POURTANT. Ça serait de vous mentir, de me mentir d’affirmer que je n’ai pas peur, que je n’ai plus peur.

Il y a quelques jours, je marchais dans les rues de Dallas ; j’avais pour intention d’aller bouquiner dans un parc, au nord de la ville.

Le problème à Dallas (et dans toutes les grandes villes Américaines d’ailleurs), c’est que les transports en commun sont pourris. La plupart des Américains sont des grosses feignasses, ils ne marchent pas plus de 5 minutes par jour et font tout en voiture. Donc, concrètement, quand t’as pas de caisse, c’est compliqué. Les routes ne sont absolument pas pensées pour les piétons et les distances sont atrocement longues. Mais moi, j’aime marcher et j’ai de bonnes jambes. Alors quand GoogleMap m’affiche 2h30 de marche, ça ne me fait pas peur. Tant pis pour les mignonnes ruelles aménagées dont je rêve tant.

Dallas life

Que faire à Dallas

Bref. L’album de Jazzy Bazz tournait en boucle dans mes oreilles, la gourde était remplie, le tatouage protégé (pour lequel, by the way, j’ai des compliments CHAQUE jour) et l’Iphone toujours pas déchargé. Tout roulait parfaitement. Au bout de 45 minutes de marche, la route devient clairement désagréable. De grandes avenues, sans aucun intérêt ni coin d’ombre ni personne ni un chat ni rien en fait. J’ai chaud et j’en ai marre. J’hésite à changer d’itinéraire mais je n’ai pas trop d’idées et puis, je ne suis plus très loin de l’arrivée. Continuons.

Soudainement, une voiture ralentit, le conducteur baisse son carreau (sa vitre, pardon. Habitude de Ch’ti).
Le pire.
N’importe qui peut faire ça, mon père, mon mec, mon pote, ma sœur, la réaction est instantanée ; j’ai les jambes qui flageolent. Je pense qu’on appelle ça un traumatisme.
Le mec au volant est tout simplement horrible. Gras du bide, coupe mulet, clope au bec, T-shirt taché. Sans déconner, on aurait dit Marc Dutroux.

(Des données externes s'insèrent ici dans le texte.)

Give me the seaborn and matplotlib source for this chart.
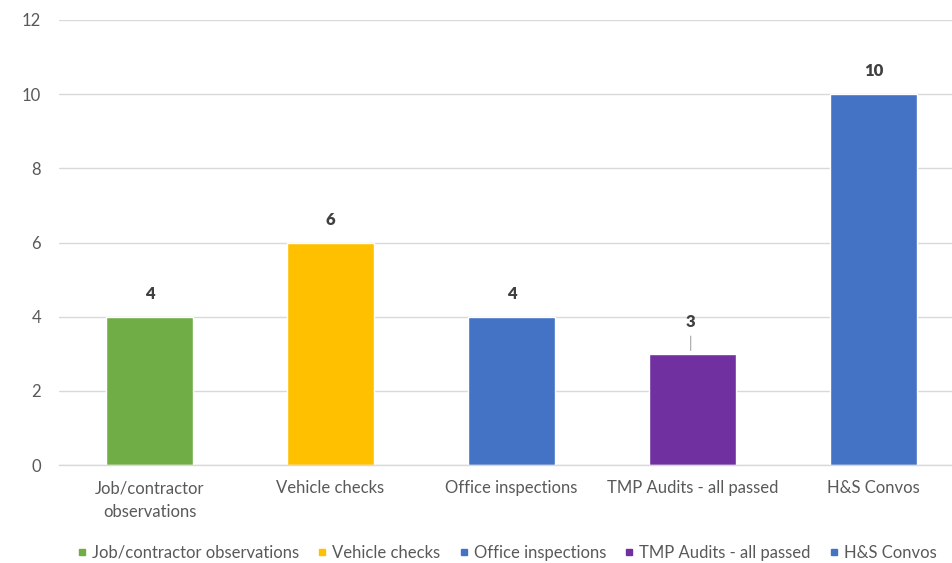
import matplotlib
matplotlib.use("Agg")
import matplotlib.pyplot as plt
from matplotlib.lines import Line2D
import seaborn as sns
import pandas as pd

categories = ["Job/contractor observations", "Vehicle checks", "Office inspections",
              "TMP Audits - all passed", "H&S Convos"]
tick_labels = ["Job/contractor\nobservations", "Vehicle checks", "Office inspections",
               "TMP Audits - all passed", "H&S Convos"]
values = [4, 6, 4, 3, 10]
colors = ["#70AD47", "#FFC000", "#4472C4", "#7030A0", "#4472C4"]

df = pd.DataFrame({"category": categories, "value": values})

sns.set_style("white")
plt.rcParams["font.family"] = ["Lato", "DejaVu Sans"]
text_col = "#595959"
fs = 12

fig = plt.figure(figsize=(9.53, 5.63), dpi=100)
W, H = 953, 563
ax = fig.add_axes([59 / W, (H - 465) / H, (964 - 59) / W, (465 - 20) / H])

sns.barplot(data=df, x="category", y="value", hue="category", palette=colors,
            dodge=False, width=0.48, legend=False, ax=ax, saturation=1)

ax.set_ylim(0, 12)
ax.set_xlim(-0.5, len(categories) - 0.5)
ax.set_yticks(range(0, 13, 2))
ax.yaxis.grid(True, color="#D9D9D9", linewidth=1)
ax.set_axisbelow(True)
for s in ["top", "right", "left"]:
    ax.spines[s].set_visible(False)
ax.spines["bottom"].set_color("#D9D9D9")
ax.spines["bottom"].set_linewidth(1)

ax.set_xticks(range(len(categories)))
ax.set_xticklabels(tick_labels, fontsize=fs, color=text_col, linespacing=1.6)
ax.tick_params(axis="x", length=0, pad=11)
ax.tick_params(axis="y", length=0, labelsize=fs, labelcolor=text_col, pad=13)
# minor ticks between categories
ax.set_xticks([i - 0.5 for i in range(len(categories) + 1)], minor=True)
ax.tick_params(axis="x", which="minor", length=5, color="#D9D9D9", direction="out")
ax.set_xlabel("")
ax.set_ylabel("")

for i, v in enumerate(values):
    if v == 3:
        ax.annotate(str(v), xy=(i - 0.01, v + 0.05), xytext=(0, 21.5),
                    textcoords="offset points", ha="center", va="center",
                    fontsize=fs, fontweight="heavy", color="#404040",
                    arrowprops=dict(arrowstyle="-", color="#A6A6A6", lw=0.8,
                                    shrinkA=2, shrinkB=1))
    else:
        ax.text(i, v + 0.62, str(v), ha="center", va="center", fontsize=fs,
                fontweight="heavy", color="#404040")

handles = [Line2D([0], [0], marker="s", linestyle="", markersize=5,
                  markerfacecolor=c, markeredgecolor=c) for c in colors]
fig.legend(handles, categories, loc="center", bbox_to_anchor=(505 / W, (H - 553) / H),
           ncol=5, frameon=False, fontsize=fs, handletextpad=0.1, columnspacing=0.9,
           handlelength=1.0, labelcolor=text_col)

fig.savefig("out.png", dpi=100)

Ou bien l’affreux personnage du film « Boulevard de la Mort ». Au-delà de son faciès, c’est son attitude me terrorise.
Dallas, son univers putain d’impitoyable.

Il m’adresse la parole, je n’enlève pas mes écouteurs et je lui fais clairement comprendre que je ne veux pas communiquer avec lui. Il continue sa route. Je m’arrête. Mon cœur bat plus vite. Je respire mais je sens bien que la peur commence à s’emparer de moi. Et s’il m’attendait au coin la rue ? Je me calme et fais ce stupide mais efficace exercice mental : Je suis Marion Leprêtre, j’ai un Pepper Spray dans mon sac et Marion Leprêtre n’a peur de rien ni personne. Surtout pas d’un connard pervers.
Je reprends ma route.
Il m’attendait au coin de la rue. Il baisse à sa nouveau sa vitre et me demande dans un anglais étrangement limpide pour un mec du Sud « Hey Sweetheart, do you need a ride ? Do you need money ? You wanna get into my car ? ». Putain ça devient une habitude cette histoire de bagnole ! Je lui réponds agressivement que ça va thank you, I’m good.
Mais cette fois-ci, les jambes ne flageolent plus, elles sont en coton. Mon cœur bat à 3000. J’ai envie de pleurer. J’ai envie de me blottir dans les bras de quelqu’un de gentil.
Je ne peux pas continuer ma route. J’en suis incapable. J’ai envie de sauter dans la première voiture qui arrive pour m’enfuir. Je veux devenir invisible.

J’AI PEUR putain, J’AI PEUR. J’ai peur qu’il fasse demi-tour, qu’il se gare, qu’il sorte de sa voiture et qu’il me viole.
Rien de tout cela ne se passe, évidemment. J’imagine qu’il tentait juste sa chance pour une petite pipe. Ai-je donc l’air d’une pute ? Passons.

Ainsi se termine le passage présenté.